▶ **Stored data**:
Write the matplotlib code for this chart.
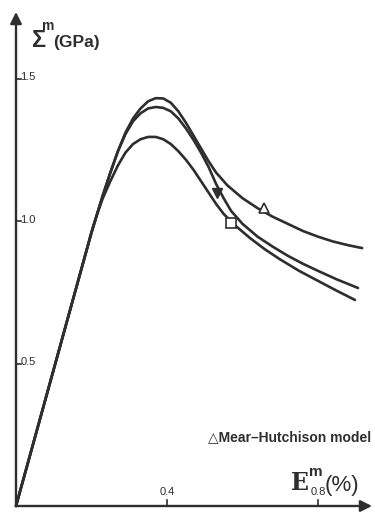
import numpy as np
import matplotlib.pyplot as plt

# curves: strain (%) vs stress (GPa)
strain_a = [0, 0.10, 0.20, 0.23, 0.25, 0.27, 0.29, 0.31, 0.33, 0.35, 0.37, 0.39, 0.41,
            0.43, 0.45, 0.47, 0.49, 0.51, 0.53, 0.56, 0.60, 0.64, 0.68, 0.72, 0.76,
            0.80, 0.84, 0.88, 0.917]
stress_a = [0, 0.48, 0.96, 1.09, 1.17, 1.245, 1.31, 1.36, 1.395, 1.42, 1.431, 1.43, 1.415,
            1.385, 1.345, 1.30, 1.255, 1.21, 1.17, 1.125, 1.08, 1.045, 1.015, 0.99, 0.965,
            0.945, 0.928, 0.915, 0.905]

strain_b = [0, 0.10, 0.20, 0.23, 0.25, 0.27, 0.29, 0.31, 0.33, 0.35, 0.37, 0.39, 0.41,
            0.43, 0.45, 0.47, 0.49, 0.51, 0.53, 0.55, 0.57, 0.60, 0.64, 0.68, 0.72,
            0.76, 0.80, 0.85, 0.906]
stress_b = [0, 0.48, 0.96, 1.09, 1.17, 1.245, 1.305, 1.35, 1.378, 1.395, 1.40, 1.397, 1.385,
            1.36, 1.325, 1.285, 1.24, 1.19, 1.13, 1.08, 1.035, 0.99, 0.945, 0.91, 0.878,
            0.85, 0.825, 0.795, 0.765]

strain_c = [0, 0.10, 0.20, 0.215, 0.23, 0.25, 0.27, 0.29, 0.31, 0.33, 0.35, 0.37, 0.39,
            0.41, 0.43, 0.45, 0.47, 0.49, 0.51, 0.53, 0.55, 0.58, 0.62, 0.66, 0.70,
            0.75, 0.80, 0.85, 0.898]
stress_c = [0, 0.48, 0.96, 1.025, 1.08, 1.14, 1.195, 1.24, 1.27, 1.287, 1.295, 1.295, 1.287,
            1.27, 1.245, 1.215, 1.18, 1.14, 1.10, 1.06, 1.025, 0.985, 0.94, 0.90, 0.865,
            0.825, 0.79, 0.755, 0.723]

# Mear-Hutchison model points
mh_open_tri = (0.657, 1.046)
mh_filled_tri = (0.532, 1.10)
mh_square = (0.57, 0.993)

yticks = [0.5, 1.0, 1.5]
xticks = [0.4, 0.8]

ink = '#2e2e2e'
plt.rcParams['font.family'] = ['Liberation Sans', 'DejaVu Sans']

fig = plt.figure(figsize=(3.75, 5.13), dpi=100)
ax = fig.add_axes([16/375, 7/513, 356/375, 494/513])
ax.set_xlim(0, 356/377.5)
ax.set_ylim(0, 494/285)
for s in ax.spines.values():
    s.set_visible(False)
ax.set_xticks([])
ax.set_yticks([])

for xs, ys in [(strain_a, stress_a), (strain_b, stress_b), (strain_c, stress_c)]:
    ax.plot(xs, ys, color=ink, lw=1.9, solid_capstyle='round',
            solid_joinstyle='round', clip_on=False)

ax.plot(*mh_open_tri, marker='^', ms=7, mfc='white', mec=ink, mew=1.2)
ax.plot(*mh_filled_tri, marker='v', ms=7, mfc=ink, mec=ink)
ax.plot(*mh_square, marker='s', ms=7, mfc='white', mec=ink, mew=1.2)

# axes with arrows
for tip in [(1, 0), (0, 1)]:
    ax.annotate('', xy=tip, xytext=(0, 0), xycoords='axes fraction',
                arrowprops=dict(arrowstyle='-|>', lw=1.7, color=ink, mutation_scale=17,
                                shrinkA=0, shrinkB=0))

for v in yticks:
    ax.plot([0, 0.012], [v, v], color=ink, lw=1.2)
    ax.text(0.012, v + 0.005, '%.1f' % v, fontsize=8, color=ink, va='center', ha='left')
for v in xticks:
    ax.plot([v, v], [0, 0.02], color=ink, lw=1.2)
    ax.text(v, 0.03, '%.1f' % v, fontsize=8, color=ink, va='bottom', ha='center')

# axis labels
ax.text(0.042, 1.635, '\u03a3', fontsize=17, fontweight='bold', color=ink,
        va='center', ha='left')
ax.text(0.07, 1.685, 'm', fontsize=10, fontweight='bold', color=ink,
        va='center', ha='left')
ax.text(0.098, 1.628, '(GPa)', fontsize=12.5, fontweight='bold', color=ink,
        va='center', ha='left')

ax.text(0.728, 0.04, 'E', fontsize=17, fontweight='bold', color=ink,
        family='DejaVu Serif', va='bottom', ha='left')
ax.text(0.777, 0.095, 'm', fontsize=11, fontweight='bold', color=ink,
        va='bottom', ha='left')
ax.text(0.818, 0.035, '(%)', fontsize=16, color=ink, va='bottom', ha='left')

ax.text(0.94, 0.24, '\u25b3Mear\u2013Hutchison model', fontsize=10, fontweight='bold',
        color=ink, va='center', ha='right')

plt.savefig('out.png', dpi=100)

▶ **Written task**: Make an exact copy of the data, leaving its pictures out.

▶ **Problem solution**:
Write the matplotlib code for this chart.
import numpy as np
import matplotlib.pyplot as plt

# curves: strain (%) vs stress (GPa)
strain_a = [0, 0.10, 0.20, 0.23, 0.25, 0.27, 0.29, 0.31, 0.33, 0.35, 0.37, 0.39, 0.41,
            0.43, 0.45, 0.47, 0.49, 0.51, 0.53, 0.56, 0.60, 0.64, 0.68, 0.72, 0.76,
            0.80, 0.84, 0.88, 0.917]
stress_a = [0, 0.48, 0.96, 1.09, 1.17, 1.245, 1.31, 1.36, 1.395, 1.42, 1.431, 1.43, 1.415,
            1.385, 1.345, 1.30, 1.255, 1.21, 1.17, 1.125, 1.08, 1.045, 1.015, 0.99, 0.965,
            0.945, 0.928, 0.915, 0.905]

strain_b = [0, 0.10, 0.20, 0.23, 0.25, 0.27, 0.29, 0.31, 0.33, 0.35, 0.37, 0.39, 0.41,
            0.43, 0.45, 0.47, 0.49, 0.51, 0.53, 0.55, 0.57, 0.60, 0.64, 0.68, 0.72,
            0.76, 0.80, 0.85, 0.906]
stress_b = [0, 0.48, 0.96, 1.09, 1.17, 1.245, 1.305, 1.35, 1.378, 1.395, 1.40, 1.397, 1.385,
            1.36, 1.325, 1.285, 1.24, 1.19, 1.13, 1.08, 1.035, 0.99, 0.945, 0.91, 0.878,
            0.85, 0.825, 0.795, 0.765]

strain_c = [0, 0.10, 0.20, 0.215, 0.23, 0.25, 0.27, 0.29, 0.31, 0.33, 0.35, 0.37, 0.39,
            0.41, 0.43, 0.45, 0.47, 0.49, 0.51, 0.53, 0.55, 0.58, 0.62, 0.66, 0.70,
            0.75, 0.80, 0.85, 0.898]
stress_c = [0, 0.48, 0.96, 1.025, 1.08, 1.14, 1.195, 1.24, 1.27, 1.287, 1.295, 1.295, 1.287,
            1.27, 1.245, 1.215, 1.18, 1.14, 1.10, 1.06, 1.025, 0.985, 0.94, 0.90, 0.865,
            0.825, 0.79, 0.755, 0.723]

# Mear-Hutchison model points
mh_open_tri = (0.657, 1.046)
mh_filled_tri = (0.532, 1.10)
mh_square = (0.57, 0.993)

yticks = [0.5, 1.0, 1.5]
xticks = [0.4, 0.8]

ink = '#2e2e2e'
plt.rcParams['font.family'] = ['Liberation Sans', 'DejaVu Sans']

fig = plt.figure(figsize=(3.75, 5.13), dpi=100)
ax = fig.add_axes([16/375, 7/513, 356/375, 494/513])
ax.set_xlim(0, 356/377.5)
ax.set_ylim(0, 494/285)
for s in ax.spines.values():
    s.set_visible(False)
ax.set_xticks([])
ax.set_yticks([])

for xs, ys in [(strain_a, stress_a), (strain_b, stress_b), (strain_c, stress_c)]:
    ax.plot(xs, ys, color=ink, lw=1.9, solid_capstyle='round',
            solid_joinstyle='round', clip_on=False)

ax.plot(*mh_open_tri, marker='^', ms=7, mfc='white', mec=ink, mew=1.2)
ax.plot(*mh_filled_tri, marker='v', ms=7, mfc=ink, mec=ink)
ax.plot(*mh_square, marker='s', ms=7, mfc='white', mec=ink, mew=1.2)

# axes with arrows
for tip in [(1, 0), (0, 1)]:
    ax.annotate('', xy=tip, xytext=(0, 0), xycoords='axes fraction',
                arrowprops=dict(arrowstyle='-|>', lw=1.7, color=ink, mutation_scale=17,
                                shrinkA=0, shrinkB=0))

for v in yticks:
    ax.plot([0, 0.012], [v, v], color=ink, lw=1.2)
    ax.text(0.012, v + 0.005, '%.1f' % v, fontsize=8, color=ink, va='center', ha='left')
for v in xticks:
    ax.plot([v, v], [0, 0.02], color=ink, lw=1.2)
    ax.text(v, 0.03, '%.1f' % v, fontsize=8, color=ink, va='bottom', ha='center')

# axis labels
ax.text(0.042, 1.635, '\u03a3', fontsize=17, fontweight='bold', color=ink,
        va='center', ha='left')
ax.text(0.07, 1.685, 'm', fontsize=10, fontweight='bold', color=ink,
        va='center', ha='left')
ax.text(0.098, 1.628, '(GPa)', fontsize=12.5, fontweight='bold', color=ink,
        va='center', ha='left')

ax.text(0.728, 0.04, 'E', fontsize=17, fontweight='bold', color=ink,
        family='DejaVu Serif', va='bottom', ha='left')
ax.text(0.777, 0.095, 'm', fontsize=11, fontweight='bold', color=ink,
        va='bottom', ha='left')
ax.text(0.818, 0.035, '(%)', fontsize=16, color=ink, va='bottom', ha='left')

ax.text(0.94, 0.24, '\u25b3Mear\u2013Hutchison model', fontsize=10, fontweight='bold',
        color=ink, va='center', ha='right')

plt.savefig('out.png', dpi=100)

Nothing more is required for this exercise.